Like scientists, babies are always using past discoveries to try to predict future events. In a 2015 study conducted by Andrew N. Meltzoff, Ph.D., a University of Washington psychology professor and an I-LABS co-director, and his colleagues, children as young as 24 months old showed an intuitive understanding of probability. By watching adults play a game, the tots were able to predict the strategy that would lead to success, even if the strategy was complex. This showed that simply observing adult interactions can help toddlers learn about cause and effect.
Ages 3–5: Social engineers
As toddlers turn into preschoolers, play becomes more complex in the form of coordinated play with peers. (You’ll see more side-by-side or “parallel” play in younger toddlers.)
Coordinated play among preschool-age children helps bridge the gap between the simple back-and-forth game play of babies and the rule-driven play of older children. It also builds a child’s prefrontal cortex and offers kids vital lessons about themselves and the world.
“In coordinated play, children are playing imaginative dramatic games, learning how to tell a story through their actions, developing plot through their imaginative play or playing games with rules that require executive functions, like paying attention, flexible thinking, short-term memory and inhibitory skills,” says Bachleda.
Play helps build vital social skills.
A prime example of a coordinated play game for the preschool set: “Simon Says,” in which players act out a simple command, but only if “Simon says.” Players must recall the game’s rules and exercise flexible thinking because sometimes they’ll have to do the opposite of what’s requested or inhibit their reaction.
Research shows that this type of coordinated play helps build vital social skills such as gaining perspective, restraint, emotional regulation and cooperation. In a 2017 study published in the Journal of Experimental Child Psychology, Meltzoff of I-LABS found that coordinated movements during play, such as swinging in sync with another child on a swing set, enhanced cooperation in 4-year-olds. Kids who participated in coordinated physical movement were then more likely to collaborate successfully — in this case, by working together to solve a problem presented by a computer game — immediately after the coordinated physical activity (in this case, the swinging). Researchers don’t know exactly why this happens, but the study showed the importance of coordinated play among preschoolers, says Bachleda.
In one 2017 study in the Journal of Experimental Child Psychology, researchers at Cornell University found that children as young as 4 could understand and apply complex social rules in a game setting, deciding when rules could be changed and who could change them. In the study, children determined that a game’s rules could be changed by the child who invented the game, but not by other players — only when a game was initiated by the group could the group jointly alter the game’s rules. This nuanced view of authority and social boundaries helps expand a child’s abilities to navigate the world at large, says Bachleda.
Such complexity among preschoolers doesn’t surprise Meag Diamond of Chavitos.

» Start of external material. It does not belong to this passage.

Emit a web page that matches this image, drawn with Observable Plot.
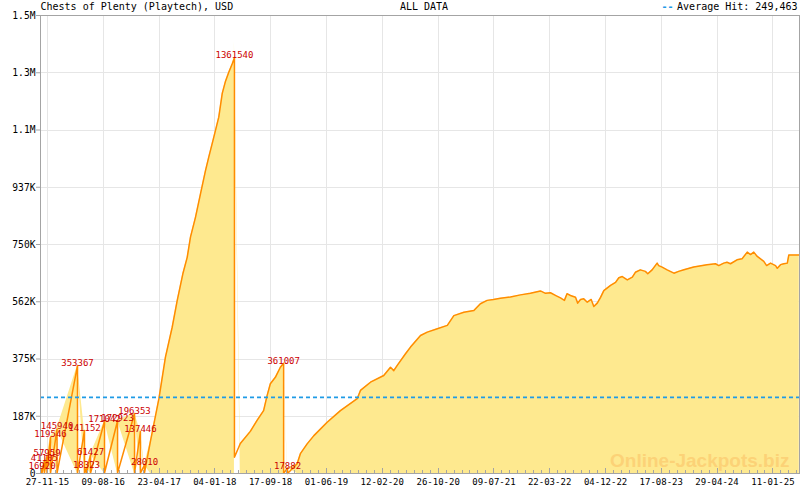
<!DOCTYPE html>
<html><head><meta charset="utf-8">
<script src="https://cdn.jsdelivr.net/npm/d3@7"></script>
<script src="https://cdn.jsdelivr.net/npm/@observablehq/plot@0.6"></script>
<style>
html,body{margin:0;padding:0;background:#fff;}
#chart svg{display:block;}
</style></head><body><div id="chart"></div>
<script>
const title = "Chests of Plenty (Playtech), USD";
const periodLabel = "ALL DATA";
const avgHit = 249463;
const watermark = "Online-Jackpots.biz";

const xTickLabels = ["27-11-15","09-08-16","23-04-17","04-01-18","17-09-18","01-06-19","12-02-20","26-10-20","09-07-21","22-03-22","04-12-22","17-08-23","29-04-24","11-01-25"];
const xDomain = ["2015-10-26", "2025-05-13"];
const yTickValues = [0, 187500, 375000, 562500, 750000, 937500, 1125000, 1312500, 1500000];
const yTickLabels = ["0", "187K", "375K", "562K", "750K", "937K", "1.1M", "1.3M", "1.5M"];

const hitDates = ["2015-11-02","2015-11-13","2015-11-25","2015-12-11","2016-01-10","2016-04-13","2016-05-15","2016-05-24","2016-06-12","2016-08-15","2016-10-14","2016-12-31","2017-01-27","2017-02-15","2018-04-04","2018-11-16","2018-12-04"];
const hitValues = [16920, 41105, 57959, 119546, 145940, 353367, 141152, 18323, 61427, 171042, 172923, 196353, 137446, 28010, 1361540, 361007, 17882];

const seriesDates = [
"2015-10-27","2015-11-02","2015-11-02","2015-11-13","2015-11-13","2015-11-25","2015-11-25","2015-12-11","2015-12-11",
"2016-01-10","2016-01-10","2016-04-13","2016-04-13","2016-05-15","2016-05-15","2016-05-24","2016-05-24","2016-06-12","2016-06-12",
"2016-08-15","2016-08-15","2016-10-14","2016-10-14","2016-12-31","2016-12-31","2017-01-27","2017-01-27","2017-02-15","2017-02-15",
"2017-03-14","2017-04-22","2017-05-22","2017-06-22","2017-07-15","2017-08-10","2017-08-30","2017-09-14","2017-10-07","2017-10-30",
"2017-11-22","2017-12-07","2017-12-30","2018-01-22","2018-02-07","2018-02-22","2018-03-09","2018-03-25","2018-04-04","2018-04-04",
"2018-05-01","2018-06-16","2018-07-17","2018-08-16","2018-09-01","2018-09-16","2018-10-09","2018-11-01","2018-11-16","2018-11-16",
"2018-12-04","2018-12-04","2019-01-17","2019-02-01","2019-03-04","2019-04-04","2019-06-04","2019-08-04","2019-10-20","2019-11-04",
"2019-12-20","2020-02-19","2020-03-21","2020-04-05","2020-04-21","2020-05-29","2020-06-21","2020-08-06","2020-09-06","2020-10-22",
"2020-12-07","2021-01-06","2021-02-21","2021-04-08","2021-05-08","2021-06-08","2021-07-07","2021-08-08","2021-09-23","2021-11-08",
"2021-12-24","2022-02-08","2022-03-03","2022-03-26","2022-04-22","2022-05-11","2022-05-29","2022-06-10","2022-06-26","2022-07-19",
"2022-07-29","2022-08-11","2022-08-26","2022-09-11","2022-09-29","2022-10-11","2022-10-27","2022-11-11","2022-11-26","2022-12-27",
"2023-01-19","2023-02-03","2023-02-19","2023-03-14","2023-04-06","2023-04-20","2023-05-13","2023-06-05","2023-06-16","2023-07-06",
"2023-07-29","2023-08-05","2023-08-21","2023-09-13","2023-10-14","2023-11-05","2023-11-29","2024-01-13","2024-03-14","2024-04-22",
"2024-05-07","2024-05-30","2024-06-14","2024-06-30","2024-07-30","2024-08-22","2024-09-15","2024-09-30","2024-10-15","2024-10-31",
"2024-11-15","2024-11-30","2024-12-13","2024-12-31","2025-01-23","2025-01-31","2025-02-15","2025-03-02","2025-03-18","2025-03-25",
"2025-05-12"];
const seriesValues = [
3000,16920,1500,41105,1500,57959,1500,119546,1500,
145940,1500,353367,1500,141152,1500,18323,1500,61427,1500,
171042,1500,172923,1500,196353,1500,137446,1500,28010,3000,
105000,245000,381000,479000,566000,654000,708000,774000,839000,916000,
992000,1036000,1101000,1167000,1245000,1285000,1314000,1342000,1361540,53000,
98000,138000,174000,206000,255000,294000,315000,348000,361007,1000,
17882,0,32000,65000,97000,124000,168000,206000,245000,272000,
299000,321000,348000,337000,354000,392000,414000,452000,463000,474000,
485000,517000,528000,534000,556000,567000,570000,574000,578000,585000,
590000,598000,590000,592000,582000,575000,567000,589000,583000,577000,
558000,570000,572000,561000,570000,547000,558000,577000,599000,616000,
626000,641000,645000,634000,643000,659000,667000,662000,654000,667000,
689000,681000,676000,667000,656000,662000,667000,676000,684000,687000,
681000,689000,692000,687000,700000,703000,725000,717000,725000,711000,
703000,695000,681000,689000,681000,672000,684000,687000,689000,716000,
716000];

// ---- derived structures ----
const parseTick = d3.utcParse("%d-%m-%y");
const xTicks = xTickLabels.map(parseTick);
const yLabelMap = new Map(yTickValues.map((v, i) => [v, yTickLabels[i]]));
const series = seriesDates.map((d, i) => ({date: new Date(d), value: seriesValues[i]}));
const hits = hitDates.map((d, i) => ({date: new Date(d), value: hitValues[i]}));
const domain = xDomain.map(d => new Date(d));

// minor ticks: 7 subdivisions per labelled interval
const minor = [];
const avgStep = (xTicks[xTicks.length - 1] - xTicks[0]) / (xTicks.length - 1);
for (let t = +xTicks[0] - avgStep; t < +domain[1] + avgStep; t += avgStep) {
  for (let k = 1; k < 7; k++) {
    const m = t + k * avgStep / 7;
    if (m > +domain[0] && m < +domain[1]) minor.push(new Date(m));
  }
}

const W = 800, H = 490, mL = 40, mR = 1, mT = 15, mB = 17;
const frameH = H - mT - mB;
const gridColor = "#e6e6e6";
const axisColor = "#a4a4a4";
const avgColor = "#1f9be6";
const legendText = "Average Hit: " + d3.format(",")(avgHit);

const chart = Plot.plot({
  width: W, height: H,
  marginLeft: mL, marginRight: mR, marginTop: mT, marginBottom: mB,
  style: {fontFamily: "'DejaVu Sans Mono', monospace", fontSize: "10px", background: "#fff", overflow: "visible", color: "#000"},
  x: {type: "utc", domain, axis: null},
  y: {domain: [0, 1500000], axis: null, label: null},
  marks: [
    Plot.gridY(yTickValues, {stroke: gridColor, strokeOpacity: 1, shapeRendering: "crispEdges"}),
    Plot.gridX(xTicks, {stroke: gridColor, strokeOpacity: 1, shapeRendering: "crispEdges"}),
    Plot.areaY(series, {x: "date", y: "value", fill: "#fee98f"}),
    Plot.text([watermark], {frameAnchor: "bottom-right", textAnchor: "end", lineAnchor: "bottom", dx: -10, dy: -7,
      fontFamily: "'Liberation Sans', Arial, sans-serif", fontWeight: "bold", fontSize: 19, fill: "#fcd277", ariaLabel: "watermark"}),
    Plot.lineY(series, {x: "date", y: "value", stroke: "#ff8c00", strokeWidth: 1.5}),
    Plot.ruleY([avgHit], {stroke: avgColor, strokeDasharray: "4,3", strokeWidth: 1.6}),
    Plot.ruleX(minor, {x: d => d, stroke: axisColor, insetTop: frameH - 3, shapeRendering: "crispEdges"}),
    Plot.ruleX(xTicks, {x: d => d, stroke: axisColor, insetTop: frameH - 5, shapeRendering: "crispEdges"}),
    Plot.frame({stroke: axisColor, shapeRendering: "crispEdges"}),
    Plot.axisY(yTickValues, {anchor: "left", label: null, tickSize: 4, tickPadding: 1, tickFormat: d => yLabelMap.get(d),
      stroke: axisColor, fill: "#000", fontSize: 10.5}),
    Plot.text(xTicks, {x: d => d, text: (d, i) => xTickLabels[i], frameAnchor: "bottom", lineAnchor: "bottom", dy: 11,
      fontSize: 9, fill: "#000", ariaLabel: "xlabels"}),
    Plot.text(hits, {x: "date", y: "value", text: d => String(d.value), lineAnchor: "bottom", dy: 0.5,
      fontSize: 9, fill: "#cc0000", ariaLabel: "hits"}),
    Plot.text([title], {frameAnchor: "top-left", textAnchor: "start", lineAnchor: "bottom", dy: -6, fontSize: 10, fill: "#000", ariaLabel: "header"}),
    Plot.text([periodLabel], {frameAnchor: "top", textAnchor: "middle", lineAnchor: "bottom", dx: 4, dy: -6, fontSize: 10, fill: "#000", ariaLabel: "header"}),
    Plot.text([legendText], {frameAnchor: "top-right", textAnchor: "end", lineAnchor: "bottom", dx: -2, dy: -6, fontSize: 10, fill: "#000", ariaLabel: "header"}),
    Plot.text(["--"], {frameAnchor: "top-right", textAnchor: "end", lineAnchor: "bottom", dx: -(2 + legendText.length * 6.1 + 2), dy: -6, fontSize: 10, fontWeight: "bold", fill: avgColor, ariaLabel: "legend-dash"})
  ]
});
document.getElementById("chart").append(chart);

function squash(selector, perChar) {
  chart.querySelectorAll(selector).forEach(t => {
    const n = t.textContent.length;
    if (!n) return;
    t.setAttribute("textLength", (n * perChar).toFixed(1));
    t.setAttribute("lengthAdjust", "spacingAndGlyphs");
  });
}
squash('g[aria-label="header"] text', 6.1);
squash('g[aria-label="legend-dash"] text', 7);
squash('g[aria-label="y-axis tick label"] text', 5.8);
squash('g[aria-label="xlabels"] text', 4.85);
squash('g[aria-label="hits"] text', 4.86);

// keep the hit labels inside the plotting frame
const svgRect = chart.getBoundingClientRect();
chart.querySelectorAll('g[aria-label="hits"] text').forEach(t => {
  const r = t.getBoundingClientRect();
  const left = r.left - svgRect.left;
  if (left < mL + 1) {
    const shift = mL + 1 - left;
    const tr = t.getAttribute("transform") || "";
    t.setAttribute("transform", `translate(${shift},0) ${tr}`);
  }
});
</script>
</body></html>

Play provides an ideal platform for social education that can’t be matched by a formal curriculum, she says. “Social and emotional skills are created through conflict, turn-taking and kids not getting what they want in the moment, and learning to communicate.” Play, she adds, is the best way to instill that complex learning.
But perhaps the best part? The simpler pleasures of play: Kids collecting pinecones, digging for worms and exploring the forest, lost in thought. “When children get to play freely, they’ll grow up knowing more about their own passions and interests, and about themselves,” Diamond says. “It’s a tremendous gift.”